Man that's it. You're just a troll. All you do is twist what I'm saying into a manner which supports your messed up viewpoint.
You wanna hate all cops, go right ahead. Have fun tasting the curb when one pulls you over for speeding and you starting acting like a smartass.
Posted by: xGHOST270x
Posted by: A Deaf Boy
LMAO. YouTube is not a credible source. They always upload a fraction of the entire incident and almost always attempt to show the police in a bad light.
Anyhow, the whole idea of having citizens fighting cops is laughably stupid. Officers would have no protection then, especially when dealing with hardened criminals. Arresting a drug addict? Let's have all his buddies start attacking the officer.
Sure, in the event that an officer abuses his power, it would be nice if someone did something. But you can't, and there's a reason for it. If you can't figure out these reasons, than you have no business talking about this. I'll give you an example; Does a bystander always know what an officer is arresting someone for? Or why an officer is trying to get someone to comply? The answer is no. Thus, we can't have people seeing things they know nothing about and acting on it because "they have a right to". That's bad in so many ways. The best a bystander can do is watch and report to the other police after. Let them deal with it.
edit: Also, you've completely fallen victim to the belief that officers "routinely" abuse their powers. That is totally false. Of the thousands upon thousands of officers in this country, maybe 1% of them abuse their powers, and an incredibly small portion of that 1% actually end up in a fatality or horrendous beating which we then see on the news.
I was referring to cases in which the officer acted outside the law and people needed the ability to defend themselves, not when the local weedhead gets busted for possession in front of his buddies
In Plummer v. State, a man killed an officer who was acting outside the law with lethal intent. The decision was upheld by the supreme court that 'citizens may resist unlawful arrest to the point of taking an officer's life if necessary'. So yes, of an officer is accosting an individual illegally, they have the right to defend ourselves as if it were any other man assaulting that individual, you'd just need to damn well be able to prove it.

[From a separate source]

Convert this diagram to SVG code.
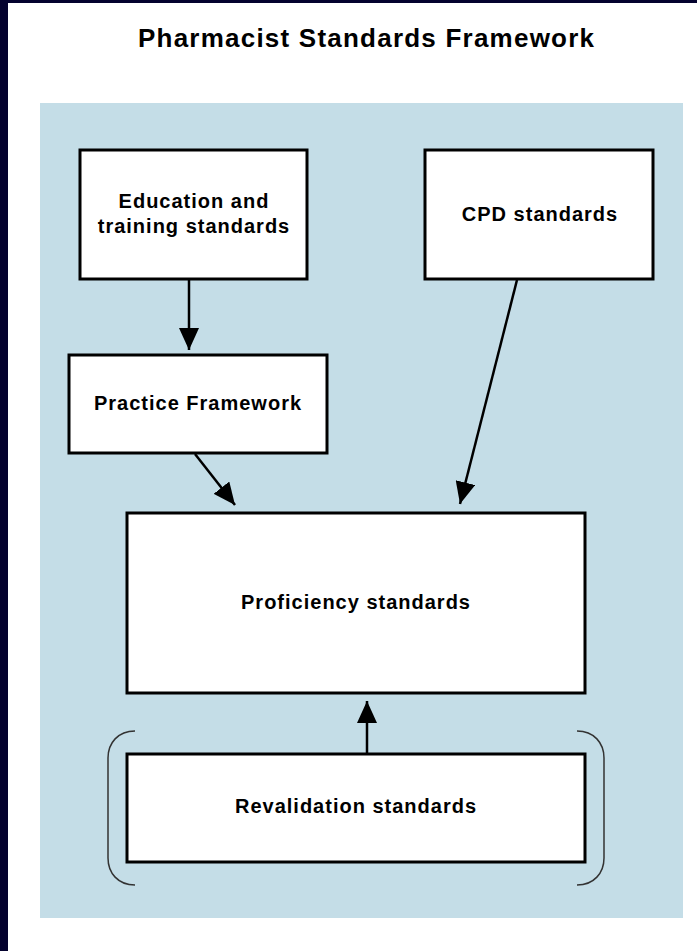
<svg xmlns="http://www.w3.org/2000/svg" width="697" height="951" viewBox="0 0 697 951">
  <style>
    .box { fill: #ffffff; stroke: #000000; stroke-width: 3; }
    .lbl { font-family: "Liberation Sans", Arial, sans-serif; font-weight: bold; font-size: 20px; letter-spacing: 1px; fill: #000000; text-anchor: middle; }
    .title { font-family: "Liberation Sans", Arial, sans-serif; font-weight: bold; font-size: 26px; fill: #000000; text-anchor: middle; }
    .conn { stroke: #000000; stroke-width: 2.5; fill: none; marker-end: url(#arrow); }
    .bracket { stroke: #333333; stroke-width: 1.5; fill: none; }
  </style>
  <defs>
    <marker id="arrow" markerUnits="userSpaceOnUse" markerWidth="22" markerHeight="20" viewBox="0 0 22 20" refX="22" refY="10" orient="auto">
      <path d="M0,0 L22,10 L0,20 Z" fill="#000000"/>
    </marker>
  </defs>

  <rect x="0" y="0" width="697" height="951" fill="#ffffff"/>
  <rect x="0" y="0" width="8" height="951" fill="#04022e"/>
  <rect x="0" y="0" width="697" height="3" fill="#04022e"/>

  <text class="title" x="366" y="47" textLength="456" lengthAdjust="spacing">Pharmacist Standards Framework</text>

  <rect id="panel" x="40" y="103" width="643" height="815" fill="#c4dde7"/>

  <g id="brackets">
    <path class="bracket" d="M135,731 C118,731 108,743 108,758 L108,858 C108,873 118,885 135,885"/>
    <path class="bracket" d="M577,731 C594,731 604,743 604,758 L604,858 C604,873 594,885 577,885"/>
  </g>

  <g id="connectors">
    <line class="conn" x1="189" y1="280" x2="189" y2="350"/>
    <line class="conn" x1="195" y1="454" x2="235" y2="505"/>
    <line class="conn" x1="517" y1="280" x2="460" y2="504"/>
    <line class="conn" x1="367" y1="753" x2="367" y2="701"/>
  </g>

  <g id="education">
    <rect class="box" x="80" y="150" width="227" height="129"/>
    <text class="lbl" x="194" y="208">Education and</text>
    <text class="lbl" x="194" y="233">training standards</text>
  </g>

  <g id="cpd">
    <rect class="box" x="425" y="150" width="228" height="129"/>
    <text class="lbl" x="540" y="221">CPD standards</text>
  </g>

  <g id="practice">
    <rect class="box" x="69" y="355" width="258" height="98"/>
    <text class="lbl" x="198" y="410">Practice Framework</text>
  </g>

  <g id="proficiency">
    <rect class="box" x="127" y="513" width="458" height="180"/>
    <text class="lbl" x="356" y="609">Proficiency standards</text>
  </g>

  <g id="revalidation">
    <rect class="box" x="127" y="754" width="458" height="108"/>
    <text class="lbl" x="356" y="813">Revalidation standards</text>
  </g>
</svg>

Again, I'm not talking about normal happenstance events such as arresting an individual for DUI, disorderly conduct, prostitution, ect. I'm referring to instances where the officer is obviously in the wrong, yet they still continue with the acts. In the OP's linked page, bystanders even told the officer that the man was disabled and had no part in the event in question, yet the officer still beat him and maced him in the face.
As for your edit, any illegal activity, murder, or instance of police brutality is too much. Even if it is as you say, without citing any source, even if 1% of police-citizen interaction results in bodily injury or death due to officer incompetence and overkill, that's more than there needs to be.
Here, I agree with you. If the situation is that extreme, yes. However, I might've misunderstood you, and was talking about situations in general. Then again, it gets fuzzy when a citizen can stop a police officer, since their idea of extreme could be different from another's. But, I see your point.
I also agree that any police abuse is too much. However, I was merely pointing out that the amount of power that gets abuse isn't nearly as much as it seems. The media pounces on anything that relates to officer misconduct. You can't pass laws that limit police power simply because a few bad eggs abuse their power. However, I'd be all for laws that would review the health and stability of an officer, to ensure whatever issues they have in their own lives aren't affecting their job performance or giving them a trigger finger.